Of the many churches in Matera itself, the most impressive is the 12th-century San Pietro in Barisano. Built ingeniously into the tufa, daubed with precious frescoes, it’s heavy with the atmosphere of centuries of devotion. Beneath lies a network of stone niches, once used for draining corpses.
Descend into the ‘Cathedral of Water’
While churches and crypts are the biggest drawcards, nothing expresses the ingenuity and resourcefulness of Materans better than the Palombaro Lungo, known colloquially as Il Duomo d’Acqua (the ‘Cathedral of Water’). Matera sits on a vast network of subterranean cisterns, built to husband the scant water provided by the grudging Basilicatan terrain. The greatest of these, the Palombaro, lies beneath the town’s central square, the Piazza Vittorio Veneto.
Built in the early 19th century to hold water brought from nearby springs through a network of subterranean canals, it’s a vaulted cistern of staggering proportions. Winding down into the darkness, past arches soaring to the heights of a Gothic cathedral, peering into pellucid reservoirs vast enough to be navigated by boat, it’s impossible not to be slightly awestruck. Guided 30-minute tours in English are frequent, but prebooking is a good idea.
Bed down in a five-star cavern
Ironically, given the sassi’s history of squalor and overcrowding, they now house some of southern Italy’s loveliest hotels. The experience of sleeping in a cave that may have been inhabited for millennia, but is now appointed to the latest standards of luxury, should not be passed up. Both Barisano and Caveoso are riddled with hotels today, but the ground was first broken by Hotel Sassi, in 1996. Partly dug into the rock and partly built atop it, it’s a multi-levelled collection of rooms clustering around a central vicinato (the courtyard that was the focus of traditional sassi life).
Such clever re-use of existing architecture is common. L’Hotel in Pietra, for example, was once a 13th-century monastic complex; its arched chapel now serves as the hotel’s lobby, and suites have barrel-vaulted ceilings of timeworn limestone. And Hotel Il Belvedere, in carefully restoring a series of caves and above-ground dwellings to create one of the best hotels in the sassi (certainly with some of the best views) took pains to preserve the original system of rainwater cisterns.

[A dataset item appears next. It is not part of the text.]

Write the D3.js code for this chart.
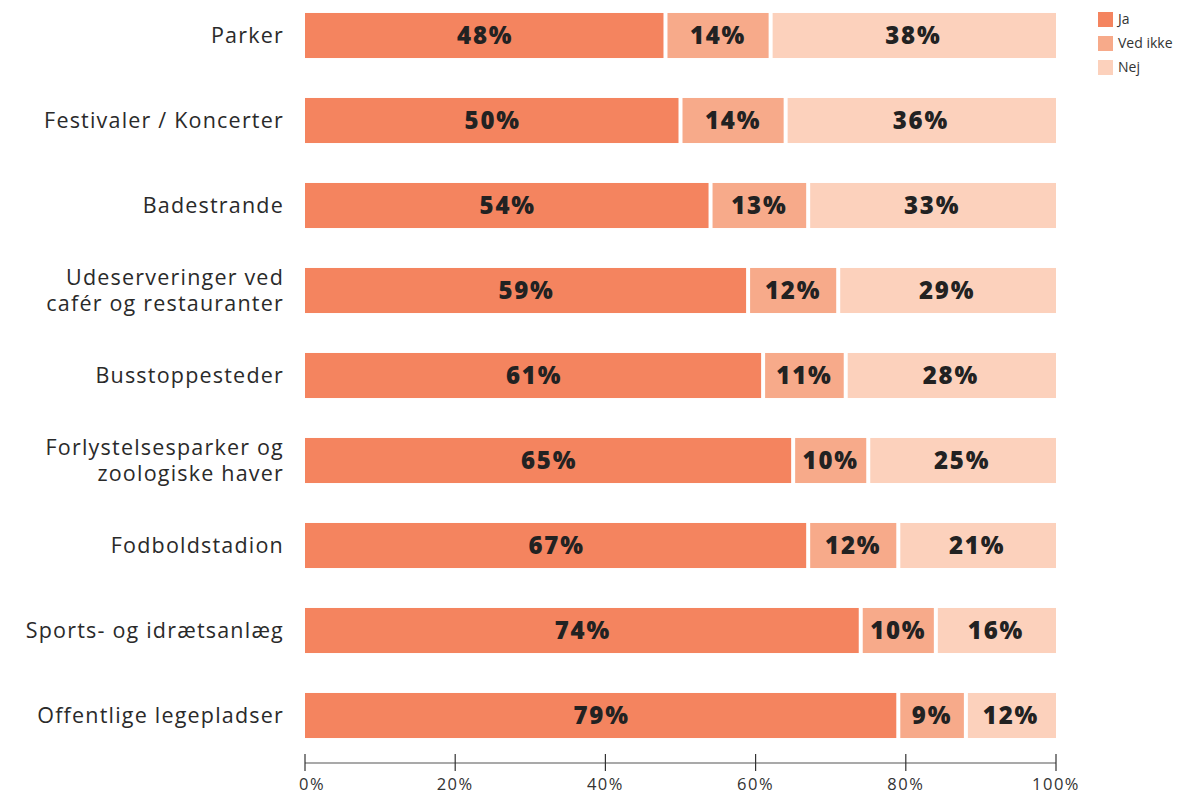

Dine in a gastronomic grotto
Happily, it’s a short stroll from any of these cave boutiques to some of Basilicata’s best dining. If you’re staying in Sasso Barisano, the art-strewn fine diner Dedalo takes cave-food well beyond the Palaeolithic. Sculptures carved from the same rough tufa as the cave walls provide a distinctive setting in which to appreciate tender scottona (yearling beef) and other luxury ingredients. Cleaving more closely to the peasant fundamentals of Basilicatan food, La Grotta nei Sassi takes dishes such as orecchiette with turnip-tops to the limits of their refinement in a cosy low-ceilinged chamber built into the Sasso Barisano hillside.